Dataset extract:
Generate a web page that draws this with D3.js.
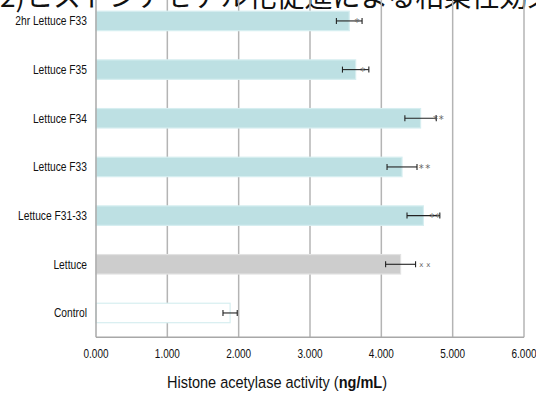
<!DOCTYPE html>
<html>
<head>
<meta charset="utf-8">
<script src="https://cdn.jsdelivr.net/npm/d3@7"></script>
<style>
  body { margin: 0; background: #fff; }
  svg { display: block; }
</style>
</head>
<body>
<svg id="chart" width="536" height="393"></svg>
<script>
// categories, top to bottom
const categories = ["2hr Lettuce F33", "Lettuce F35", "Lettuce F34", "Lettuce F33", "Lettuce F31-33", "Lettuce", "Control"];
const values = [3.55, 3.64, 4.55, 4.29, 4.59, 4.27, 1.88];
const errors = [0.18, 0.185, 0.22, 0.21, 0.23, 0.21, 0.10];
// significance marks: glyph and where each one sits (in ng/mL units)
const markGlyphs = ["*", "*", "*", "*", "*", "x", ""];
const markPos = [[3.66], [3.74], [4.76, 4.84], [4.56, 4.65], [4.71, 4.79], [4.56, 4.66], []];
const xTicks = [0, 1, 2, 3, 4, 5, 6];

const svg = d3.select("#chart");
const sans = "'Liberation Sans', Arial, sans-serif";

const plotLeft = 96, plotRight = 524, plotTop = -3.4, plotBottom = 337.3;

const x = d3.scaleLinear().domain([0, 6]).range([plotLeft, plotRight]);
const y = d3.scaleBand().domain(categories).range([plotTop, plotBottom])
    .paddingInner(0.6).paddingOuter(0.3);

// title (clipped at the top of the picture)
svg.append("text")
    .attr("x", 0)
    .attr("y", 7)
    .attr("font-family", "'Noto Sans CJK JP', sans-serif")
    .attr("font-size", 28)
    .attr("fill", "#111")
    .text("2)ヒストンアセチル化促進による相乗性効果");

// gridlines
svg.append("g").selectAll("line")
    .data(xTicks.slice(1))
    .join("line")
    .attr("x1", d => x(d)).attr("x2", d => x(d))
    .attr("y1", plotTop).attr("y2", plotBottom)
    .attr("stroke", "#b4b4b4")
    .attr("stroke-width", 1.5);

// bars
svg.append("g").selectAll("rect")
    .data(categories)
    .join("rect")
    .attr("x", x(0))
    .attr("y", d => y(d))
    .attr("width", (d, i) => x(values[i]) - x(0))
    .attr("height", y.bandwidth())
    .attr("fill", d => d === "Lettuce" ? "#cdcdcd" : d === "Control" ? "#ffffff" : "#bde0e3")
    .attr("stroke", d => d === "Lettuce" ? "#e2e2e2" : "#d6eef0")
    .attr("stroke-width", 1.2);

// axes lines
svg.append("line")
    .attr("x1", x(0)).attr("x2", x(0))
    .attr("y1", plotTop).attr("y2", plotBottom)
    .attr("stroke", "#a8a8a8").attr("stroke-width", 1.5);
svg.append("line")
    .attr("x1", x(0)).attr("x2", x(6))
    .attr("y1", plotBottom).attr("y2", plotBottom)
    .attr("stroke", "#a8a8a8").attr("stroke-width", 1.5);

// error bars
const eb = svg.append("g").attr("stroke", "#222").attr("stroke-width", 1.1);
categories.forEach((c, i) => {
    const cy = y(c) + y.bandwidth() / 2;
    const x1 = x(values[i] - errors[i]), x2 = x(values[i] + errors[i]);
    eb.append("line").attr("x1", x1).attr("x2", x2).attr("y1", cy).attr("y2", cy);
    eb.append("line").attr("x1", x1).attr("x2", x1).attr("y1", cy - 3).attr("y2", cy + 3);
    eb.append("line").attr("x1", x2).attr("x2", x2).attr("y1", cy - 3).attr("y2", cy + 3);
});

// significance marks
const mk = svg.append("g")
    .attr("font-family", "'DejaVu Sans', sans-serif")
    .attr("fill", "#666")
    .attr("text-anchor", "middle");
categories.forEach((c, i) => {
    const cy = y(c) + y.bandwidth() / 2;
    markPos[i].forEach(p => {
        mk.append("text")
            .attr("x", x(p))
            .attr("y", markGlyphs[i] === "*" ? cy + 5 : cy + 2.5)
            .attr("font-size", markGlyphs[i] === "*" ? 10 : 7)
            .text(markGlyphs[i]);
    });
});

// category labels (condensed)
svg.append("g").selectAll("text")
    .data(categories)
    .join("text")
    .attr("transform", d => `translate(87,${y(d) + y.bandwidth() / 2 + 4.5}) scale(0.82,1)`)
    .attr("text-anchor", "end")
    .attr("font-family", sans)
    .attr("font-size", 12.5)
    .attr("fill", "#111")
    .text(d => d);

// x tick labels
svg.append("g").selectAll("text")
    .data(xTicks)
    .join("text")
    .attr("transform", d => `translate(${x(d)},358) scale(0.8,1)`)
    .attr("text-anchor", "middle")
    .attr("font-family", sans)
    .attr("font-size", 12.5)
    .attr("fill", "#111")
    .text(d => d3.format(".3f")(d));

// x axis title
const xt = svg.append("text")
    .attr("transform", "translate(277,388) scale(0.88,1)")
    .attr("text-anchor", "middle")
    .attr("font-family", sans)
    .attr("font-size", 16.5)
    .attr("fill", "#111");
xt.append("tspan").text("Histone acetylase activity  (");
xt.append("tspan").attr("font-weight", "bold").text("ng/mL");
xt.append("tspan").text(")");
</script>
</body>
</html>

Set problem: Each line of the data is to be duplicated exactly; pictures stay out of the copy.

Answer to this problem:
Generate a web page that draws this with D3.js.
<!DOCTYPE html>
<html>
<head>
<meta charset="utf-8">
<script src="https://cdn.jsdelivr.net/npm/d3@7"></script>
<style>
  body { margin: 0; background: #fff; }
  svg { display: block; }
</style>
</head>
<body>
<svg id="chart" width="536" height="393"></svg>
<script>
// categories, top to bottom
const categories = ["2hr Lettuce F33", "Lettuce F35", "Lettuce F34", "Lettuce F33", "Lettuce F31-33", "Lettuce", "Control"];
const values = [3.55, 3.64, 4.55, 4.29, 4.59, 4.27, 1.88];
const errors = [0.18, 0.185, 0.22, 0.21, 0.23, 0.21, 0.10];
// significance marks: glyph and where each one sits (in ng/mL units)
const markGlyphs = ["*", "*", "*", "*", "*", "x", ""];
const markPos = [[3.66], [3.74], [4.76, 4.84], [4.56, 4.65], [4.71, 4.79], [4.56, 4.66], []];
const xTicks = [0, 1, 2, 3, 4, 5, 6];

const svg = d3.select("#chart");
const sans = "'Liberation Sans', Arial, sans-serif";

const plotLeft = 96, plotRight = 524, plotTop = -3.4, plotBottom = 337.3;

const x = d3.scaleLinear().domain([0, 6]).range([plotLeft, plotRight]);
const y = d3.scaleBand().domain(categories).range([plotTop, plotBottom])
    .paddingInner(0.6).paddingOuter(0.3);

// title (clipped at the top of the picture)
svg.append("text")
    .attr("x", 0)
    .attr("y", 7)
    .attr("font-family", "'Noto Sans CJK JP', sans-serif")
    .attr("font-size", 28)
    .attr("fill", "#111")
    .text("2)ヒストンアセチル化促進による相乗性効果");

// gridlines
svg.append("g").selectAll("line")
    .data(xTicks.slice(1))
    .join("line")
    .attr("x1", d => x(d)).attr("x2", d => x(d))
    .attr("y1", plotTop).attr("y2", plotBottom)
    .attr("stroke", "#b4b4b4")
    .attr("stroke-width", 1.5);

// bars
svg.append("g").selectAll("rect")
    .data(categories)
    .join("rect")
    .attr("x", x(0))
    .attr("y", d => y(d))
    .attr("width", (d, i) => x(values[i]) - x(0))
    .attr("height", y.bandwidth())
    .attr("fill", d => d === "Lettuce" ? "#cdcdcd" : d === "Control" ? "#ffffff" : "#bde0e3")
    .attr("stroke", d => d === "Lettuce" ? "#e2e2e2" : "#d6eef0")
    .attr("stroke-width", 1.2);

// axes lines
svg.append("line")
    .attr("x1", x(0)).attr("x2", x(0))
    .attr("y1", plotTop).attr("y2", plotBottom)
    .attr("stroke", "#a8a8a8").attr("stroke-width", 1.5);
svg.append("line")
    .attr("x1", x(0)).attr("x2", x(6))
    .attr("y1", plotBottom).attr("y2", plotBottom)
    .attr("stroke", "#a8a8a8").attr("stroke-width", 1.5);

// error bars
const eb = svg.append("g").attr("stroke", "#222").attr("stroke-width", 1.1);
categories.forEach((c, i) => {
    const cy = y(c) + y.bandwidth() / 2;
    const x1 = x(values[i] - errors[i]), x2 = x(values[i] + errors[i]);
    eb.append("line").attr("x1", x1).attr("x2", x2).attr("y1", cy).attr("y2", cy);
    eb.append("line").attr("x1", x1).attr("x2", x1).attr("y1", cy - 3).attr("y2", cy + 3);
    eb.append("line").attr("x1", x2).attr("x2", x2).attr("y1", cy - 3).attr("y2", cy + 3);
});

// significance marks
const mk = svg.append("g")
    .attr("font-family", "'DejaVu Sans', sans-serif")
    .attr("fill", "#666")
    .attr("text-anchor", "middle");
categories.forEach((c, i) => {
    const cy = y(c) + y.bandwidth() / 2;
    markPos[i].forEach(p => {
        mk.append("text")
            .attr("x", x(p))
            .attr("y", markGlyphs[i] === "*" ? cy + 5 : cy + 2.5)
            .attr("font-size", markGlyphs[i] === "*" ? 10 : 7)
            .text(markGlyphs[i]);
    });
});

// category labels (condensed)
svg.append("g").selectAll("text")
    .data(categories)
    .join("text")
    .attr("transform", d => `translate(87,${y(d) + y.bandwidth() / 2 + 4.5}) scale(0.82,1)`)
    .attr("text-anchor", "end")
    .attr("font-family", sans)
    .attr("font-size", 12.5)
    .attr("fill", "#111")
    .text(d => d);

// x tick labels
svg.append("g").selectAll("text")
    .data(xTicks)
    .join("text")
    .attr("transform", d => `translate(${x(d)},358) scale(0.8,1)`)
    .attr("text-anchor", "middle")
    .attr("font-family", sans)
    .attr("font-size", 12.5)
    .attr("fill", "#111")
    .text(d => d3.format(".3f")(d));

// x axis title
const xt = svg.append("text")
    .attr("transform", "translate(277,388) scale(0.88,1)")
    .attr("text-anchor", "middle")
    .attr("font-family", sans)
    .attr("font-size", 16.5)
    .attr("fill", "#111");
xt.append("tspan").text("Histone acetylase activity  (");
xt.append("tspan").attr("font-weight", "bold").text("ng/mL");
xt.append("tspan").text(")");
</script>
</body>
</html>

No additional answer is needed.